21 These are new things I’m teaching, and they can’t be reconciled with old habits. Nobody would ever use a piece of new cloth to patch an old garment because when the patch shrinks, it pulls away and makes the tear even worse. 22 And nobody puts new, unfermented wine into old wineskins because if he does, the wine will burst the skins; they would lose both the wineskins and the wine. No, the only appropriate thing is to put new wine into new wineskins.

23 One Sabbath Jesus and His disciples were walking through a field of grain; as they walked, His disciples grew hungry. They began to pull from the stalks and eat.

24 The Pharisees confronted Him.

Pharisees: Did You see that? Why are Your disciples doing what our law forbids on the Sabbath?

Jesus (turning toward the Pharisees): 25 Do you remember the story about what King David and his followers did when they were hungry and had nothing to eat?
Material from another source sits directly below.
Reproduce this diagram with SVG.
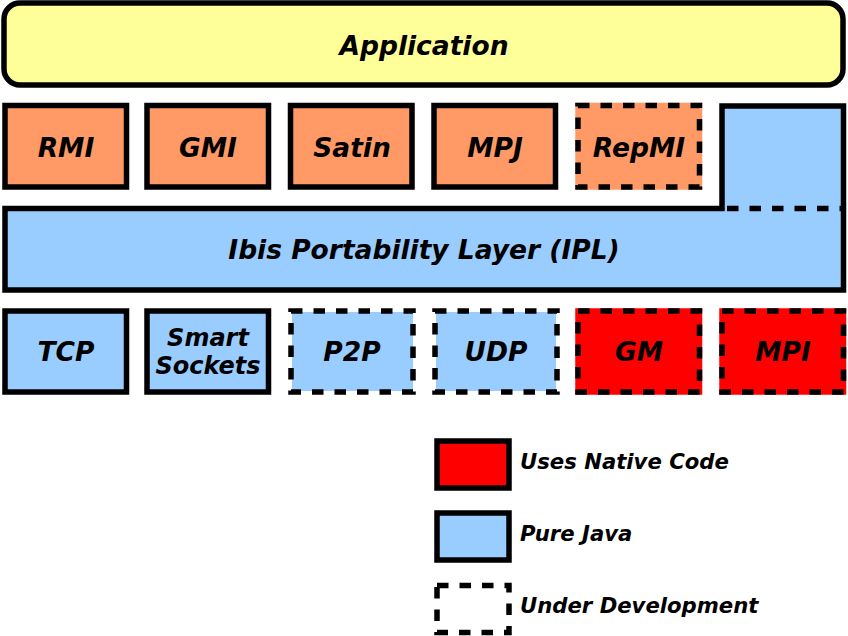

They said nothing, so He continued.

Jesus: 26 David went into the house of God, when Abiathar was the high priest, and ate the bread that was consecrated to God. Now our laws say no one but the priests can eat that holy bread; but when David was hungry, he ate and also shared the bread with those who followed him.[b]

27 The Sabbath was made for the needs of human beings, and not the other way around. 28 So the Son of Man is Lord even over the Sabbath.